Now, as if to admit defeat, Williams has returned to the crap that used to pay the bills: big, loud, painfully obvious family-friendly movies where he flails his arms, mugs for the camera and "improvises" in funny accents. RV is a sanitized, politically correct retread of such slapstick '80s vacation comedies as National Lampoon's Vacation and Summer Rental. Uneven as they were, those movies at least had a gonzo, go-for-broke, grown-up irreverence to them. In RV, Williams isn't even allowed to say "shit" instead of "fecal matter."

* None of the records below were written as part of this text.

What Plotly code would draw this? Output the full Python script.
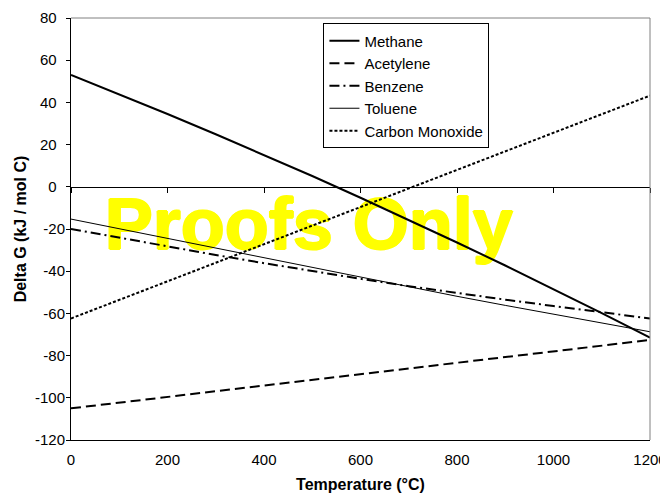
import plotly.graph_objects as go

temperature = [0, 100, 200, 300, 400, 500, 600, 700, 800, 900, 1000, 1100, 1200]
methane = [53, 43.9, 34.5, 24.9, 15.1, 5.1, -5.2, -15.7, -26.4, -37.3, -48.5, -59.9, -71.5]
acetylene = [-105, -102.3, -99.6, -96.9, -94.2, -91.5, -88.8, -86.1, -83.4, -80.7, -78, -75.3, -72.6]
benzene = [-20, -24.2, -28.3, -32.3, -36.2, -40, -43.6, -47.1, -50.4, -53.5, -56.5, -59.4, -62.4]
toluene = [-15.3, -19.9, -24.5, -29.1, -33.7, -38.3, -42.9, -47.4, -51.9, -56.2, -60.4, -64.6, -68.7]
carbon_monoxide = [-62.4, -53.6, -44.8, -36, -27.2, -18.4, -9.6, -0.8, 8, 16.8, 25.6, 34.4, 43.2]

x_ticks = [0, 200, 400, 600, 800, 1000, 1200]
y_ticks = [-120, -100, -80, -60, -40, -20, 0, 20, 40, 60, 80]

series = [
    ("Methane", methane, dict(color="black", width=2, dash="solid")),
    ("Acetylene", acetylene, dict(color="black", width=2, dash="10px,5px")),
    ("Benzene", benzene, dict(color="black", width=2, dash="10px,4px,2px,4px")),
    ("Toluene", toluene, dict(color="black", width=1, dash="solid")),
    ("Carbon Monoxide", carbon_monoxide, dict(color="black", width=2, dash="3px,2px")),
]

FONT = "Liberation Sans, Arial, sans-serif"
NB = "\u00a0"

def y_label(v):
    return str(v) if v < 0 else str(v) + NB + NB

fig = go.Figure()

# watermark (drawn beneath the data lines)
fig.add_trace(go.Scatter(
    x=[493], y=[-21], mode="text", text=["<b>Proofs Only</b>"],
    textfont=dict(family=FONT, size=72, color="#FFFF00",
                  shadow="1px 0 0 #FFFF00, -1px 0 0 #FFFF00, 0 1px 0 #FFFF00, 0 -1px 0 #FFFF00"),
    textposition="middle center", showlegend=False, hoverinfo="skip",
))

for i, (name, vals, line) in enumerate(series):
    fig.add_trace(go.Scatter(
        x=temperature, y=vals, mode="lines", name=name, line=line,
        legendgroup=f"g{i}",
    ))

# zero-crossing axis line with ticks
fig.add_trace(go.Scatter(x=[None], y=[None], xaxis="x2", showlegend=False, hoverinfo="skip"))

fig.update_layout(
    width=660, height=485,
    margin=dict(l=63, r=18, t=10, b=53, autoexpand=False),
    paper_bgcolor="white", plot_bgcolor="white",
    font=dict(family=FONT, size=15, color="black"),
    showlegend=True,
    legend=dict(
        x=0.436, y=0.987, xanchor="left", yanchor="top",
        bgcolor="white", bordercolor="black", borderwidth=1,
        font=dict(family=FONT, size=15, color="black"),
        tracegroupgap=0, entrywidth=125,
    ),
    xaxis=dict(
        range=[0, 1200], tickvals=x_ticks, ticktext=[str(v) for v in x_ticks],
        showline=True, linecolor="black", linewidth=1,
        ticks="outside", ticklen=6, tickcolor="rgba(0,0,0,0)",
        ticklabeloverflow="allow",
        showgrid=False, zeroline=False, automargin=True,
        title=dict(text="<b>Temperature (°C)</b>", font=dict(family=FONT, size=16), standoff=12),
        tickfont=dict(family=FONT, size=15),
    ),
    xaxis2=dict(
        range=[0, 1200], tickvals=x_ticks, overlaying="x", anchor="free", position=0.6,
        side="bottom", showline=True, linecolor="black", linewidth=1,
        ticks="outside", ticklen=5, tickcolor="black", showticklabels=False,
        showgrid=False, zeroline=False, automargin=False,
    ),
    yaxis=dict(
        range=[-120, 80], tickvals=y_ticks, ticktext=[y_label(v) for v in y_ticks],
        showline=True, linecolor="black", linewidth=1,
        ticks="outside", ticklen=4, tickcolor="black", ticklabelstandoff=-2,
        showgrid=False, zeroline=False, automargin=True,
        title=dict(text="<b>Delta G (kJ / mol C)</b>", font=dict(family=FONT, size=16), standoff=4),
        tickfont=dict(family=FONT, size=15),
    ),
    shapes=[
        dict(type="line", xref="paper", yref="paper", x0=0, x1=1, y0=1, y1=1,
             line=dict(color="#808080", width=1)),
        dict(type="line", xref="paper", yref="paper", x0=1, x1=1, y0=0, y1=1,
             line=dict(color="#808080", width=1)),
    ],
)

fig.write_html("out.html")
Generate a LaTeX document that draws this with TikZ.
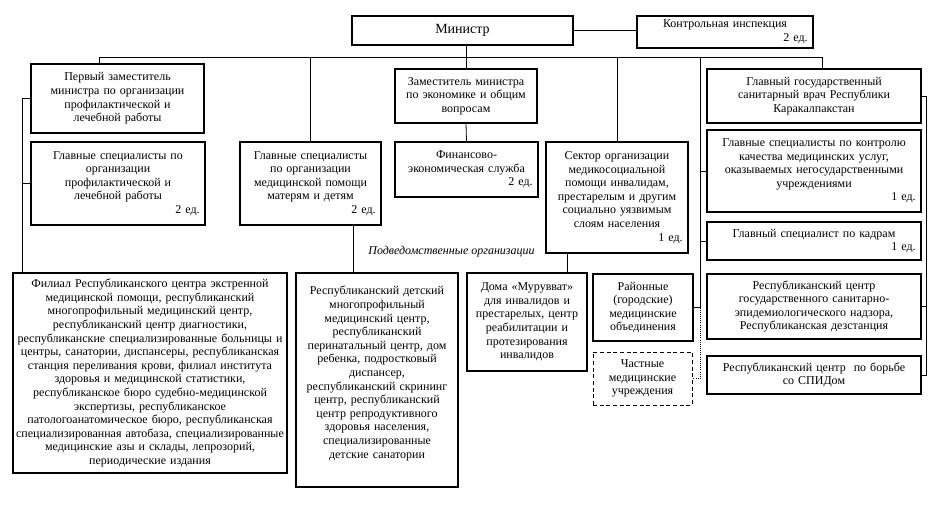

The poop jokes begin early, and never let up. Williams plays affluent Malibu family man Bob Munro, a workaholic corporate drone so fearful of losing his job that he cancels the Munro family vacation in Hawaii so he can attend a Colorado business meeting. Lest his family think he's neglecting them, Bob rents the behemoth vehicle of the film's title, and pretends that they're all going on a cross-country bonding trip. High jinks ensue. Bob wrecks the rented RV's parking brake (cue lots of "unexpected" rolling away), ruins the neighbors' yard by backing out of the driveway (cue the smashed lamppost) and jams the bathroom sewage pipe (cue the literal shit-storm).

Each new misadventure fills you with dread. When the Munros discover a raccoon family lodging in their oven, you wince not because you sympathize with them, but because you know you're in for 10 minutes of fake feral-animal sounds, computer-animated critters and more Williams flailing. Director Barry Sonnenfeld used to make gently subversive Hollywood entertainment; his Addams Family Values was a celebration of outcasts and misfits. Here, he asks us to laugh at a tasteless, conservative Texan couple (Jeff Daniels and Kristin Chenoweth), then gives us the condescending lesson that they're people too — awww — and they're better parents than Bob and his wife Jamie (Curb Your Enthusiasm's Cheryl Hines). "Sometimes if you want to succeed, you just have to do what they tell you," Bob's daughter says at one point, attempting to understand her dad's work. She might as well be describing Robin Williams' strategy for choosing roles.